DATASET CONTENT
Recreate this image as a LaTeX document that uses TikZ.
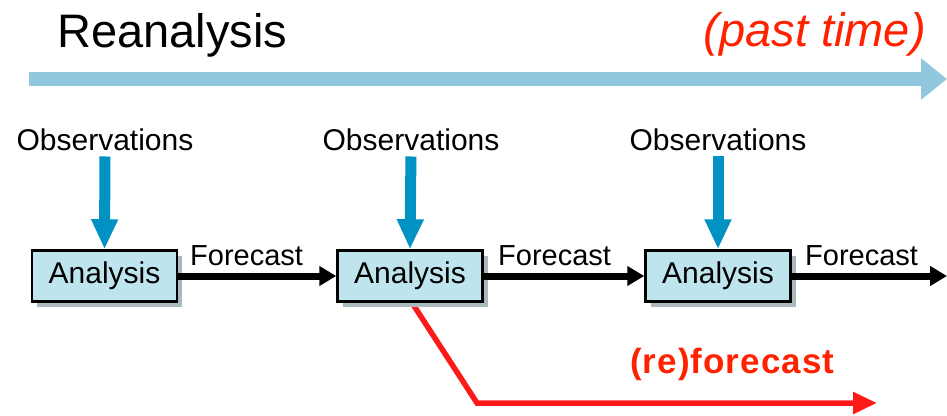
\documentclass[tikz,border=0pt]{standalone}
\usepackage{fontspec}
\setmainfont{Liberation Sans}
\usetikzlibrary{arrows.meta,shadows,backgrounds}
\definecolor{timeblue}{HTML}{92C8DE}
\definecolor{obsblue}{HTML}{0092C2}
\definecolor{boxfill}{HTML}{BEE4EE}
\definecolor{shadowgray}{HTML}{A9B9BD}
\definecolor{redline}{HTML}{FF1A1A}
\definecolor{redtext}{HTML}{FF2200}
\tikzset{
  anbox/.style={draw=black, line width=2.5pt, fill=boxfill, minimum width=145pt, minimum height=51pt,
    inner sep=0pt, font=\fontsize{30}{36}\selectfont,
    drop shadow={shadow xshift=5pt, shadow yshift=-5pt, fill=shadowgray, opacity=1}},
  obslabel/.style={inner sep=0pt, anchor=base, font=\fontsize{30}{36}\selectfont},
  fclabel/.style={inner sep=0pt, anchor=base west, font=\fontsize{29}{35}\selectfont},
  fcarrow/.style={line width=7pt, -{Triangle[length=17pt,width=19pt]}},
  obsarrow/.style={obsblue, line width=11pt, shorten <=6pt, -{Triangle[length=30pt,width=25pt]}},
  timearrow/.style={timeblue, line width=14pt, -{Triangle[length=26pt,width=40pt]}},
  rearrow/.style={redline, line width=5.5pt, -{Triangle[length=24pt,width=21pt]}}
}
\begin{document}
\begin{tikzpicture}[x=1pt,y=-1pt]
\useasboundingbox (0,0) rectangle (947,415);
% title texts
\node[inner sep=0pt, anchor=base west, font=\fontsize{47}{56}\selectfont] (title) at (57,47) {Reanalysis};
\node[inner sep=0pt, anchor=base east, text=redtext, font=\fontsize{47}{56}\selectfont\itshape] (past) at (926,46) {(past time)};
% time arrow
\coordinate (ts) at (29,79);
\coordinate (te) at (947,79);
\draw[timearrow] (ts) -- (te);
% observations
\node[obslabel] (o1) at (105,150) {Observations};
\node[obslabel] (o2) at (411,150) {Observations};
\node[obslabel] (o3) at (718,150) {Observations};
% analysis boxes
\node[anbox] (a1) at (104.5,276) {Analysis};
\node[anbox] (a2) at (410,276) {Analysis};
\node[anbox] (a3) at (718,276) {Analysis};
% observation arrows
\draw[obsarrow] (o1.south) -- (a1.north);
\draw[obsarrow] (o2.south) -- (a2.north);
\draw[obsarrow] (o3.south) -- (a3.north);
% forecast arrows
\coordinate (fend) at (947,277);
\draw[fcarrow] (a1.east) -- (a2.west);
\draw[fcarrow] (a2.east) -- (a3.west);
\draw[fcarrow] (a3.east) -- (fend |- a3.east);
\node[fclabel] (f1) at (190,265) {Forecast};
\node[fclabel] (f2) at (498,265) {Forecast};
\node[fclabel] (f3) at (805,265) {Forecast};
% reforecast
\coordinate (r1) at (477,403);
\coordinate (r2) at (877,403);
\begin{pgfonlayer}{background}
\draw[rearrow] ([xshift=2pt]a2.south) -- (r1) -- (r2);
\end{pgfonlayer}
\node[inner sep=0pt, anchor=base west, text=redtext, font=\fontsize{35}{42}\selectfont\bfseries\addfontfeature{LetterSpace=3}] (rf) at (630,373) {(re)forecast};
\end{tikzpicture}
\end{document}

TASK OBJECTIVE
All of the material above is to be copied exactly, except for its images.

EXERCISE RESPONSE
Recreate this image as a LaTeX document that uses TikZ.
\documentclass[tikz,border=0pt]{standalone}
\usepackage{fontspec}
\setmainfont{Liberation Sans}
\usetikzlibrary{arrows.meta,shadows,backgrounds}
\definecolor{timeblue}{HTML}{92C8DE}
\definecolor{obsblue}{HTML}{0092C2}
\definecolor{boxfill}{HTML}{BEE4EE}
\definecolor{shadowgray}{HTML}{A9B9BD}
\definecolor{redline}{HTML}{FF1A1A}
\definecolor{redtext}{HTML}{FF2200}
\tikzset{
  anbox/.style={draw=black, line width=2.5pt, fill=boxfill, minimum width=145pt, minimum height=51pt,
    inner sep=0pt, font=\fontsize{30}{36}\selectfont,
    drop shadow={shadow xshift=5pt, shadow yshift=-5pt, fill=shadowgray, opacity=1}},
  obslabel/.style={inner sep=0pt, anchor=base, font=\fontsize{30}{36}\selectfont},
  fclabel/.style={inner sep=0pt, anchor=base west, font=\fontsize{29}{35}\selectfont},
  fcarrow/.style={line width=7pt, -{Triangle[length=17pt,width=19pt]}},
  obsarrow/.style={obsblue, line width=11pt, shorten <=6pt, -{Triangle[length=30pt,width=25pt]}},
  timearrow/.style={timeblue, line width=14pt, -{Triangle[length=26pt,width=40pt]}},
  rearrow/.style={redline, line width=5.5pt, -{Triangle[length=24pt,width=21pt]}}
}
\begin{document}
\begin{tikzpicture}[x=1pt,y=-1pt]
\useasboundingbox (0,0) rectangle (947,415);
% title texts
\node[inner sep=0pt, anchor=base west, font=\fontsize{47}{56}\selectfont] (title) at (57,47) {Reanalysis};
\node[inner sep=0pt, anchor=base east, text=redtext, font=\fontsize{47}{56}\selectfont\itshape] (past) at (926,46) {(past time)};
% time arrow
\coordinate (ts) at (29,79);
\coordinate (te) at (947,79);
\draw[timearrow] (ts) -- (te);
% observations
\node[obslabel] (o1) at (105,150) {Observations};
\node[obslabel] (o2) at (411,150) {Observations};
\node[obslabel] (o3) at (718,150) {Observations};
% analysis boxes
\node[anbox] (a1) at (104.5,276) {Analysis};
\node[anbox] (a2) at (410,276) {Analysis};
\node[anbox] (a3) at (718,276) {Analysis};
% observation arrows
\draw[obsarrow] (o1.south) -- (a1.north);
\draw[obsarrow] (o2.south) -- (a2.north);
\draw[obsarrow] (o3.south) -- (a3.north);
% forecast arrows
\coordinate (fend) at (947,277);
\draw[fcarrow] (a1.east) -- (a2.west);
\draw[fcarrow] (a2.east) -- (a3.west);
\draw[fcarrow] (a3.east) -- (fend |- a3.east);
\node[fclabel] (f1) at (190,265) {Forecast};
\node[fclabel] (f2) at (498,265) {Forecast};
\node[fclabel] (f3) at (805,265) {Forecast};
% reforecast
\coordinate (r1) at (477,403);
\coordinate (r2) at (877,403);
\begin{pgfonlayer}{background}
\draw[rearrow] ([xshift=2pt]a2.south) -- (r1) -- (r2);
\end{pgfonlayer}
\node[inner sep=0pt, anchor=base west, text=redtext, font=\fontsize{35}{42}\selectfont\bfseries\addfontfeature{LetterSpace=3}] (rf) at (630,373) {(re)forecast};
\end{tikzpicture}
\end{document}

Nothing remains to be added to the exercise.